Krouse: I’m already holding it. You don’t think I would be bidding on it if I couldn’t produce it. No, I’m holding it. I’m just waiting for them to confirm Los Angeles. Sign on the dotted line, and I’ll have everything you need available for you. And the other thing is that we’re going to help them market it. We’re not just going to sign a deal and then walk away.
Well, it’s a mutually beneficial relationship. You can talk a lot about what you can bring to Comic-Con, but that event can bring a lot to the city and the downtown area, so it has to be a partnership.
Krouse: Absolutely. I think one of the things that Los Angeles can excel even further against my competition is that we have incredible reach that the next area can’t accommodate like us. This is Los Angeles, after all. It’s the second-largest city in the United States. We have 3.5 million people here. I have to have every resource here that you could possibly need and right at your fingertips, probably a phone call away. What do you need? Do you need a celebrity? Do you need someone to help you support a funding model? Do you need city support? That’s what we do. And I used examples [with the board] about other electronic media we can use and all kinds of things.
Michael, to wrap…we know the Comic-Con Board came out last week to see the location. Do you feel that was your final pitch, and it’s all on the table, or is there still some back and forth to be sussed out?
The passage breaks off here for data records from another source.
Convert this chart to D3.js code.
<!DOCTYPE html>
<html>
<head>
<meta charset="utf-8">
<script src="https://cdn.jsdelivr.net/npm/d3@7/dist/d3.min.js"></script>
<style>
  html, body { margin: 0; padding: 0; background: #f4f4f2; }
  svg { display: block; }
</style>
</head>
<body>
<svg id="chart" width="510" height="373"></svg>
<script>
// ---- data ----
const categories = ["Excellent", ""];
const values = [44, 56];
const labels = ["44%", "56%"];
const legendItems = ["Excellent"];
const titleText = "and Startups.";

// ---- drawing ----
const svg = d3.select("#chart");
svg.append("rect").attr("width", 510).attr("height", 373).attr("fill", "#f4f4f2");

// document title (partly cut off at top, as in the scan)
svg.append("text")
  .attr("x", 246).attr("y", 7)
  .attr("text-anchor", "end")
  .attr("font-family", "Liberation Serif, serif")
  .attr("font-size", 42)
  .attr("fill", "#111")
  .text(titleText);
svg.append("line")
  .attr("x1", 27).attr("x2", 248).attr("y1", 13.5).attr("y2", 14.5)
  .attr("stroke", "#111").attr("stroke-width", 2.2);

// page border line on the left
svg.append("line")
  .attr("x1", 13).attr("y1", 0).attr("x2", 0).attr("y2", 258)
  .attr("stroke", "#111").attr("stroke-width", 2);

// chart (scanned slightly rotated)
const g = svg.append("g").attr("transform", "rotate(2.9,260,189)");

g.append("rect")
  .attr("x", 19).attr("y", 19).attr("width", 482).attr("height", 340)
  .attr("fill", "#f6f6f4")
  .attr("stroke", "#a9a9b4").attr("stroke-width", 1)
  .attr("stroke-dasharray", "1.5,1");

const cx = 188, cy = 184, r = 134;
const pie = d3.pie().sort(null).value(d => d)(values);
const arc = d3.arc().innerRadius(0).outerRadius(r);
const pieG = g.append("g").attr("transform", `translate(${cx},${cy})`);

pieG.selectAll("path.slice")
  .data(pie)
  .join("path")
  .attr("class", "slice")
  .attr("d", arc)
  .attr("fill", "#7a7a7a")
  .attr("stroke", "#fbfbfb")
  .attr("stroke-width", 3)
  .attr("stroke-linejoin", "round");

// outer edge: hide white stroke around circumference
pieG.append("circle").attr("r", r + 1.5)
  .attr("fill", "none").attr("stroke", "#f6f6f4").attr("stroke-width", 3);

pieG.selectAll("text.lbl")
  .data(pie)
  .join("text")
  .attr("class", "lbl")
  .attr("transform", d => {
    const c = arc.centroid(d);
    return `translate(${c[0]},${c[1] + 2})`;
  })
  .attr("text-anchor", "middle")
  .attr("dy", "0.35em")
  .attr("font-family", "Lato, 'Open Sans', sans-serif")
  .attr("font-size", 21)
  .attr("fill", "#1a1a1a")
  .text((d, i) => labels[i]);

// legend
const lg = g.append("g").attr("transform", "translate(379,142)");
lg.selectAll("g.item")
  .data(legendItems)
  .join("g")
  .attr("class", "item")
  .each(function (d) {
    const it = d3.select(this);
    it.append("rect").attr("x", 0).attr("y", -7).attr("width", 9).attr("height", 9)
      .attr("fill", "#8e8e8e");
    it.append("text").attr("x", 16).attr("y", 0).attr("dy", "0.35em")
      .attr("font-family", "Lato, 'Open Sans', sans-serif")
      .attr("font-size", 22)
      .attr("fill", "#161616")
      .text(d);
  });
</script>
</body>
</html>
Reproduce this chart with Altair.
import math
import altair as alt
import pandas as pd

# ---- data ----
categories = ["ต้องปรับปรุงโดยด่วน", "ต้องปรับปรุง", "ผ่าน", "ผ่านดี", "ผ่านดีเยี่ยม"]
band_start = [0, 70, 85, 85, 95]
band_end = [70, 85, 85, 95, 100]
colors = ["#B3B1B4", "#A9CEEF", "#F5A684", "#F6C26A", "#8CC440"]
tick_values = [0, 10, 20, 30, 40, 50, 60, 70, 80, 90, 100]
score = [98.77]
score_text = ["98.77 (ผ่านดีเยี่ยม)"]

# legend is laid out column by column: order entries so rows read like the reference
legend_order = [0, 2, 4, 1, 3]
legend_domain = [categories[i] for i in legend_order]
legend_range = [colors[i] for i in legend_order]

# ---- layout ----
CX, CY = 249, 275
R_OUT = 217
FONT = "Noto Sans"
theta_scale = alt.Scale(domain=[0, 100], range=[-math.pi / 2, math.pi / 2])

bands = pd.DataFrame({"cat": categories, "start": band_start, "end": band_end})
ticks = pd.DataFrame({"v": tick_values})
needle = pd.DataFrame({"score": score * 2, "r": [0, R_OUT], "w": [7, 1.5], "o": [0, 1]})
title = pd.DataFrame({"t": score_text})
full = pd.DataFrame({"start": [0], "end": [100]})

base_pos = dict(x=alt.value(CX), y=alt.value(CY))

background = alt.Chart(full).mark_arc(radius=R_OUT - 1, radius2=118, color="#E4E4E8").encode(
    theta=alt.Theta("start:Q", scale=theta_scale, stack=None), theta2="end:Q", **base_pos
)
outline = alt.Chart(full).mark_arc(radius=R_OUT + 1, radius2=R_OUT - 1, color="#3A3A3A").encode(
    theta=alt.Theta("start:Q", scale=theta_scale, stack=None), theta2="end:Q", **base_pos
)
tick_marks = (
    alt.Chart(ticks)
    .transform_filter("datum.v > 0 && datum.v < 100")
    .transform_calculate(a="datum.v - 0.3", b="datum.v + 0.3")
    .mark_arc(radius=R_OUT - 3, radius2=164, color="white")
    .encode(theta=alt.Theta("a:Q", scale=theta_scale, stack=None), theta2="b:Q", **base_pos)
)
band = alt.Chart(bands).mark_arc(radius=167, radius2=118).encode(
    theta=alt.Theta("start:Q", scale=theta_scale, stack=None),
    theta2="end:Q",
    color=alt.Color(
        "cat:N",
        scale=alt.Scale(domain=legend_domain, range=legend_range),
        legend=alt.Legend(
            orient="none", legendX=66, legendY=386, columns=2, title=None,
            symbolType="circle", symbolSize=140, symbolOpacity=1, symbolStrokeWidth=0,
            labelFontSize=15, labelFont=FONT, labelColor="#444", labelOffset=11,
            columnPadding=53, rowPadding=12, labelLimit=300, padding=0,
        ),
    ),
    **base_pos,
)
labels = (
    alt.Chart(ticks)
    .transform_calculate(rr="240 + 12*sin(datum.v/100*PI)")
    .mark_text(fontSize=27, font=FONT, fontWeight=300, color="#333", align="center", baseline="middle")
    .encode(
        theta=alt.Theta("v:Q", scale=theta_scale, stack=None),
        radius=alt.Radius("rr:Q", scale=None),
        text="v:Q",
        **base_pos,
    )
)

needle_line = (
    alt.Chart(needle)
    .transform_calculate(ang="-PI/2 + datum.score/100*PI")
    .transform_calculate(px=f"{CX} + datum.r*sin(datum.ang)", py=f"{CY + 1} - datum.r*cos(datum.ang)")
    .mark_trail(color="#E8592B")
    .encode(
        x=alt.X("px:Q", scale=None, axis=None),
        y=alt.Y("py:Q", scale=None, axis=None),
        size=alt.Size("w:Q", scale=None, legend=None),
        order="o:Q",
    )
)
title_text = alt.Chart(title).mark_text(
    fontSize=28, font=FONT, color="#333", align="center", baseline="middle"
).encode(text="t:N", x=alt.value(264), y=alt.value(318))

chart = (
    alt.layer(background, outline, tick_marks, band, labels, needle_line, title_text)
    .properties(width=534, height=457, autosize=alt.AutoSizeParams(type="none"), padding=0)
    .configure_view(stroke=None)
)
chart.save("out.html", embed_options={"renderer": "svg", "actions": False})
Krouse: Well, I can’t speak for them. I can tell you that the site visit went extremely well, and I can tell you they were extremely impressed. As a matter of fact, they missed their train. [Laughs] They missed the train back so we shuttled them back to San Diego. They wanted to stay longer, but they just ran out of time. That was a humorous thing. But I would say there will probably be some more back and forth, but my feeling is that they can do back and forth all day long, and the competition can’t beat me. They just can’t. There’s no better offer on the table. I know it from my experience. If we’re talking about inclusions and benefits that will help grow and expand the show, no one can beat me. I know it from the numbers, and that’s all I can say about that.